Что же делать? Что же делать? раз за разом повторял он, расхаживаясь по крошечному номеру гостиницы.
Недобрая мысль о месте, о том, какой удар хватит Модзалевских, когда они узнают, что он отбирает у них внука, затаилась у него в голове и приносила удовольствие.
Он лежал на кровати, всё ещё надеясь, на наконец хоть какую-нибудь реакцию со стороны Модзалевских, как в дверь постучали. Вздрогнув, он пошёл открывать дверь.
Перед ним стоял коридорный, парень лет шестнадцати, и протянул ему конверт.
От Николая Павловича! фамильярно промолвил он и медлил уходить, словно чего-то ждал.
Вон пошёл тихо огрызнулся на него Лукомский.
Коридорный ушёл, но за дверью явственно фыркнул.
Лукомский вскрыл конверт и, сделав оскорблённый, достойный вид, приготовился читать «объяснение», а лучше «извинения» Модзалевских.
Однако в конверте ничего такого не было. Не было письма. В конверте находилась лишь фотографическая карточка Елены, та самая, из-за которой всё и началось.
Не понял растерянно произнёс Лукомский, сердито вертя конверт в руках.
Модзалевские выбросили ему этот портрет, как бросают кость дворовому псу, который тот настойчиво просит: «На, мол, барбос, возьми пожалуйста, и отвяжись». Они, по-видимому, уже окончательно сочли, что теперь можно совершенно успокоиться и вычеркнуть его из своей жизни.
Получив новое оскорбление, Лукомский понял, что теперь придётся реагировать уже ему самому.
Он решил отправить Модзалевским официальное требование о возврате всего, что принадлежит ему, включая сына, в самое ближайшее время.
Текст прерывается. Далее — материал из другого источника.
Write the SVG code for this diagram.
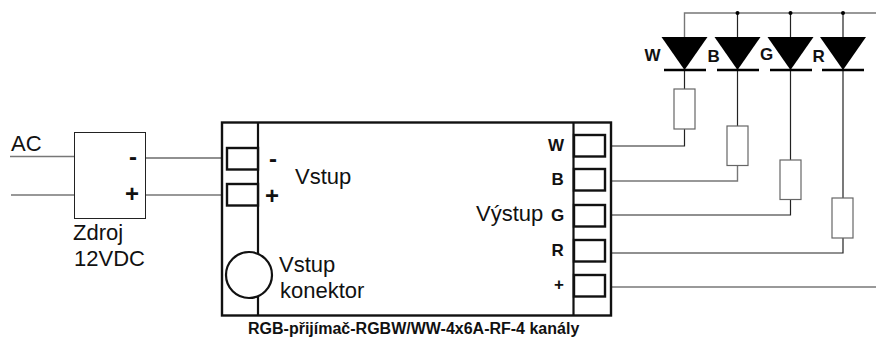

И в случае если ему не будет всё возвращено, пригрозить нежелательными последствиями.
Писал он долго, двадцать раз переделывал черновик письма, а затем раза три переписывал его на листок. Писал он аккуратным писарским почерком, как и положено уважающего себя доктору, а в конце письма поставил свою огромную, размашистую подпись.
Николай Павлович!
Обстоятельства, по-видимому, складываются таким образом, что дальнейшие добрые отношения и близость между нами становятся невозможными. После прискорбного и несчастного для нас обоих происшествия на пристани, которое завершилось, как вам известно, судебным разбирательством, я сделал первый шаг к восстановлению родственных и близких отношений. Я ходатайствовал перед мировым судьей об освобождении вас от, наложенного на вас, законного наказания (о чём вы, конечно, тоже знаете). Сделав этот шаг, я ожидал от вас, что вы пойдёте мне навстречу. Что вы вступите со мной в переговоры, по поводу создавшегося непростого для нас с вами положения. Однако, к моему глубочайшему сожалению, с вашей стороны ничего не последовало, а присланною вами фотографическую карточку моей покойной жены, я истолковал как ваше желание прекратить со мной отношения.
Если я прав (а я надеюсь, что я ошибаюсь), и вы не желаете вступать со мной в переговоры, а желаете ликвидировать всё, что раньше нас связывало и делало семьёй. Тогда я прошу вас назначить день, когда я лично, или через доверенное лицо, если вам так будет удобнее, мог бы забрать у вас всё своё имущество.
Также считаю необходимым сообщить, что отныне я не могу оставить у вас своего сына Александра (как я уже говорил раньше). Во избежание судебного вмешательства, я бы просил вас передать его мне.
Но на другой день, и в последующие дни, ответа от Модзалевских не было.
Лукомский приходил в неописуемую ярость. Для него становилось очевидно, что Модзалевские окончательно успокоились, расслабились и он перестал существовать для них, а значит и отвечать ему на его письма не стоит. Его не существует, можно не переживать.
Но он ошибался. Модзалевские переживали, и переживали сильно.
История на пристани, а также история с судом, и с оскорбительным для Модзалевских решением, особенно удручало Николая Павловича помилование, создали у стариков такое настроение, что теперь им казалось совершенно невозможным какое-либо общение с зятем. Отвечать ему, изъясняться, просить прощение было ниже их достоинства. Но в то же время они понимали, что всё так долго продолжаться не может. Они переживали, что Саша, идущий на поправку после тяжёлой болезни, будет изъят у них этим человеком, которому нет дела до сына и до его здоровья. Что он не предоставит должный уход ребёнку, и это может вызвать осложнения после болезни.